568.Sub-paragraph (5) sets out that if, when determining fair rent, the Land Court has regard to the open market rent for surplus accommodation under paragraph 7(4)(b), then such accommodation is not also to be taken into account as fixed equipment or land under paragraph 7(4)(c).

569.Paragraph 11 of schedule 1A provides that, for the purposes of determining the open market rent for any surplus residential accommodation or any fixed equipment or land used for diversification for rent calculation purposes, “open market rent” means that which would be expected in an open market between a willing landlord and a willing tenant.

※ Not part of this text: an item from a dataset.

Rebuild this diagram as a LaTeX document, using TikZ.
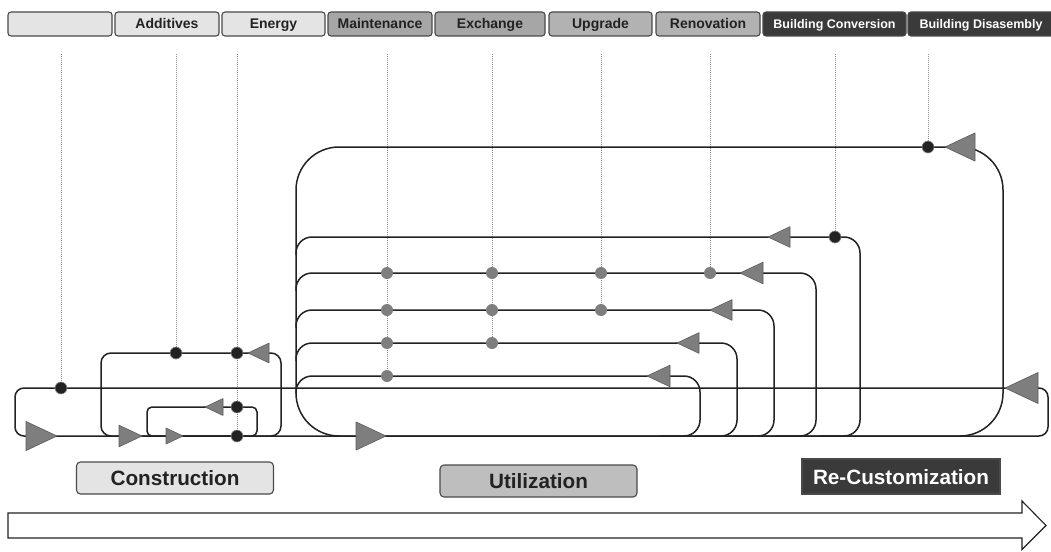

570.Paragraph 12 of schedule 1A gives the Land Court the power to phase in the rent over a 3 year period if the new rent is to be 30% or more higher, or 30% or more lower, than the current rent payable (the “original rent”) and it considers that full payment of the rental increase or decrease would cause undue hardship to either the tenant or the landlord. For example, a phasing in of a rental increase would work as follows (if X is the difference between the new rent and the original rent)—

  • Year 1 – original rent plus 1/3 of X

  • Year 2 – original rent plus 2/3 of X

  • Year 3 – new rent (i.e. current rent plus X).

A phasing in of a rental decrease would work as follows (if X is the difference between the original rent and the new rent)—

  • Year 1 – original rent less 1/3 of X

  • Year 2 – original rent less 2/3 of X

  • Year 3 – new rent (i.e. current rent less X).